• [Task directions]: In this exercise, return the whole listing exactly, excluding any images.

(Items from a data source)

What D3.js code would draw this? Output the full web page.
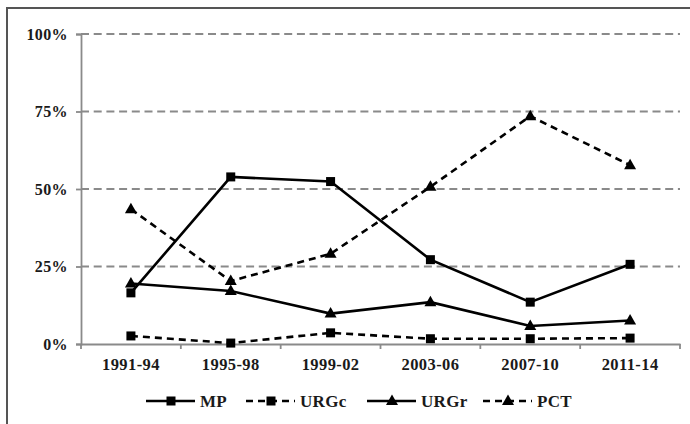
<!DOCTYPE html>
<html><head><meta charset="utf-8">
<script src="https://cdn.jsdelivr.net/npm/d3@7"></script>
<style>
html,body{margin:0;padding:0;background:#fff;}
svg{display:block;}
text{font-family:"Liberation Serif","DejaVu Serif",serif;font-weight:bold;fill:#1a1a1a;}
</style></head>
<body>
<svg id="chart" width="690" height="424"></svg>
<script>
const categories = ["1991-94","1995-98","1999-02","2003-06","2007-10","2011-14"];
const yTicks = [0, 25, 50, 75, 100];
const MP   = [16.5, 53.9, 52.4, 27.2, 13.5, 25.7];
const URGc = [2.6, 0.3, 3.6, 1.7, 1.7, 1.9];
const URGr = [19.5, 17.1, 9.8, 13.5, 5.8, 7.6];
const PCT  = [43.5, 20.3, 29.1, 50.7, 73.5, 57.7];
const seriesNames = ["MP","URGc","URGr","PCT"];

const series = [
  {name:"MP", values:MP, dashed:false, marker:"square"},
  {name:"URGc", values:URGc, dashed:true, marker:"square"},
  {name:"URGr", values:URGr, dashed:false, marker:"triangle"},
  {name:"PCT", values:PCT, dashed:true, marker:"triangle"}
];

const svg = d3.select("#chart");
// outer frame
svg.append("rect").attr("x",7).attr("y",8).attr("width",700).attr("height",430)
  .attr("fill","none").attr("stroke","#555").attr("stroke-width",2);

const pLeft=81, pRight=680, pTop=34, pBottom=344;
const x = d3.scaleBand().domain(categories).range([pLeft,pRight]);
const y = d3.scaleLinear().domain([0,100]).range([pBottom,pTop]);

// gridlines
svg.append("g").selectAll("line").data(yTicks.filter(d=>d>0)).join("line")
  .attr("x1",pLeft).attr("x2",pRight).attr("y1",d=>y(d)).attr("y2",d=>y(d))
  .attr("stroke","#8a8a8a").attr("stroke-width",2).attr("stroke-dasharray","8,4.7");

// y axis
const ya = svg.append("g").attr("transform",`translate(${pLeft},0)`)
  .call(d3.axisLeft(y).tickValues(yTicks).tickFormat(d=>d+"%").tickSize(5).tickPadding(8));
ya.select(".domain").attr("stroke","#8a8a8a").attr("stroke-width",1.8);
ya.selectAll(".tick line").attr("stroke","#8a8a8a").attr("stroke-width",1.8);
ya.selectAll("text").style("font-size","16px").style("letter-spacing","0.4px").attr("fill","#1a1a1a");

// x axis
const xa = svg.append("g").attr("transform",`translate(0,${pBottom})`)
  .call(d3.axisBottom(x).tickSize(0).tickPadding(14));
xa.select(".domain").attr("stroke","#8a8a8a").attr("stroke-width",1.8);
xa.selectAll("text").style("font-size","16.5px").style("letter-spacing","0.4px").attr("fill","#1a1a1a");
// category boundary ticks
const bounds = categories.map(c=>x(c)).concat([pRight]);
svg.append("g").selectAll("line").data(bounds).join("line")
  .attr("x1",d=>d).attr("x2",d=>d).attr("y1",pBottom).attr("y2",pBottom+5)
  .attr("stroke","#8a8a8a").attr("stroke-width",1.8);

const cx = c => x(c) + x.bandwidth()/2;
const line = d3.line().x((d,i)=>cx(categories[i])).y(d=>y(d));

function drawMarker(g, type, px, py){
  if(type==="square"){
    g.append("rect").attr("x",px-4.5).attr("y",py-4.5).attr("width",9).attr("height",9).attr("fill","#000");
  } else {
    g.append("path").attr("d",`M${px},${py-6.5}L${px+6},${py+4}L${px-6},${py+4}Z`).attr("fill","#000");
  }
}

series.forEach(s=>{
  const g = svg.append("g");
  g.append("path").attr("d",line(s.values)).attr("fill","none").attr("stroke","#000")
    .attr("stroke-width",2.6).attr("stroke-dasharray",s.dashed?"7,5":null);
  s.values.forEach((v,i)=>drawMarker(g,s.marker,cx(categories[i]),y(v)));
});

// legend
const legendX = [146, 246, 367, 483];
const ly = 401;
series.forEach((s,i)=>{
  const g = svg.append("g");
  const x0 = legendX[i];
  g.append("line").attr("x1",x0).attr("x2",x0+49).attr("y1",ly).attr("y2",ly)
    .attr("stroke","#000").attr("stroke-width",2.6).attr("stroke-dasharray",s.dashed?"7,5":null);
  drawMarker(g,s.marker,x0+25,ly);
  g.append("text").attr("x",x0+54).attr("y",ly+6).style("font-size","17px").style("letter-spacing","0.3px").text(seriesNames[i]);
});
</script>
</body></html>
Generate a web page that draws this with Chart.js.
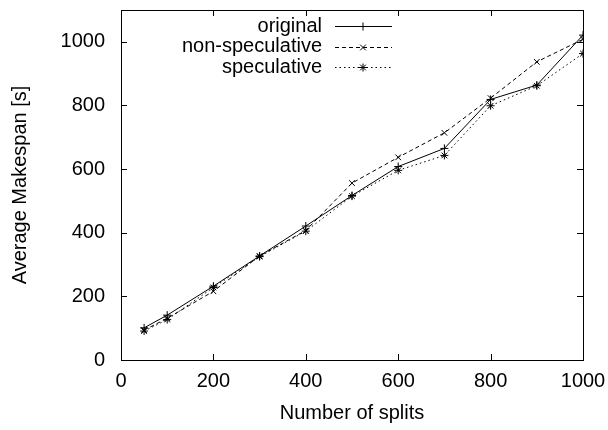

• [Response to this task]:
What D3.js code would draw this? Output the full web page.
<!DOCTYPE html>
<html><head><meta charset="utf-8">
<script src="https://cdn.jsdelivr.net/npm/d3@7"></script>
<style>
html,body{margin:0;padding:0;background:#fff;}
svg{display:block;}
text{font-family:"Liberation Serif","DejaVu Serif",serif;font-weight:bold;fill:#1a1a1a;}
</style></head>
<body>
<svg id="chart" width="690" height="424"></svg>
<script>
const categories = ["1991-94","1995-98","1999-02","2003-06","2007-10","2011-14"];
const yTicks = [0, 25, 50, 75, 100];
const MP   = [16.5, 53.9, 52.4, 27.2, 13.5, 25.7];
const URGc = [2.6, 0.3, 3.6, 1.7, 1.7, 1.9];
const URGr = [19.5, 17.1, 9.8, 13.5, 5.8, 7.6];
const PCT  = [43.5, 20.3, 29.1, 50.7, 73.5, 57.7];
const seriesNames = ["MP","URGc","URGr","PCT"];

const series = [
  {name:"MP", values:MP, dashed:false, marker:"square"},
  {name:"URGc", values:URGc, dashed:true, marker:"square"},
  {name:"URGr", values:URGr, dashed:false, marker:"triangle"},
  {name:"PCT", values:PCT, dashed:true, marker:"triangle"}
];

const svg = d3.select("#chart");
// outer frame
svg.append("rect").attr("x",7).attr("y",8).attr("width",700).attr("height",430)
  .attr("fill","none").attr("stroke","#555").attr("stroke-width",2);

const pLeft=81, pRight=680, pTop=34, pBottom=344;
const x = d3.scaleBand().domain(categories).range([pLeft,pRight]);
const y = d3.scaleLinear().domain([0,100]).range([pBottom,pTop]);

// gridlines
svg.append("g").selectAll("line").data(yTicks.filter(d=>d>0)).join("line")
  .attr("x1",pLeft).attr("x2",pRight).attr("y1",d=>y(d)).attr("y2",d=>y(d))
  .attr("stroke","#8a8a8a").attr("stroke-width",2).attr("stroke-dasharray","8,4.7");

// y axis
const ya = svg.append("g").attr("transform",`translate(${pLeft},0)`)
  .call(d3.axisLeft(y).tickValues(yTicks).tickFormat(d=>d+"%").tickSize(5).tickPadding(8));
ya.select(".domain").attr("stroke","#8a8a8a").attr("stroke-width",1.8);
ya.selectAll(".tick line").attr("stroke","#8a8a8a").attr("stroke-width",1.8);
ya.selectAll("text").style("font-size","16px").style("letter-spacing","0.4px").attr("fill","#1a1a1a");

// x axis
const xa = svg.append("g").attr("transform",`translate(0,${pBottom})`)
  .call(d3.axisBottom(x).tickSize(0).tickPadding(14));
xa.select(".domain").attr("stroke","#8a8a8a").attr("stroke-width",1.8);
xa.selectAll("text").style("font-size","16.5px").style("letter-spacing","0.4px").attr("fill","#1a1a1a");
// category boundary ticks
const bounds = categories.map(c=>x(c)).concat([pRight]);
svg.append("g").selectAll("line").data(bounds).join("line")
  .attr("x1",d=>d).attr("x2",d=>d).attr("y1",pBottom).attr("y2",pBottom+5)
  .attr("stroke","#8a8a8a").attr("stroke-width",1.8);

const cx = c => x(c) + x.bandwidth()/2;
const line = d3.line().x((d,i)=>cx(categories[i])).y(d=>y(d));

function drawMarker(g, type, px, py){
  if(type==="square"){
    g.append("rect").attr("x",px-4.5).attr("y",py-4.5).attr("width",9).attr("height",9).attr("fill","#000");
  } else {
    g.append("path").attr("d",`M${px},${py-6.5}L${px+6},${py+4}L${px-6},${py+4}Z`).attr("fill","#000");
  }
}

series.forEach(s=>{
  const g = svg.append("g");
  g.append("path").attr("d",line(s.values)).attr("fill","none").attr("stroke","#000")
    .attr("stroke-width",2.6).attr("stroke-dasharray",s.dashed?"7,5":null);
  s.values.forEach((v,i)=>drawMarker(g,s.marker,cx(categories[i]),y(v)));
});

// legend
const legendX = [146, 246, 367, 483];
const ly = 401;
series.forEach((s,i)=>{
  const g = svg.append("g");
  const x0 = legendX[i];
  g.append("line").attr("x1",x0).attr("x2",x0+49).attr("y1",ly).attr("y2",ly)
    .attr("stroke","#000").attr("stroke-width",2.6).attr("stroke-dasharray",s.dashed?"7,5":null);
  drawMarker(g,s.marker,x0+25,ly);
  g.append("text").attr("x",x0+54).attr("y",ly+6).style("font-size","17px").style("letter-spacing","0.3px").text(seriesNames[i]);
});
</script>
</body></html>
Generate a web page that draws this with Chart.js.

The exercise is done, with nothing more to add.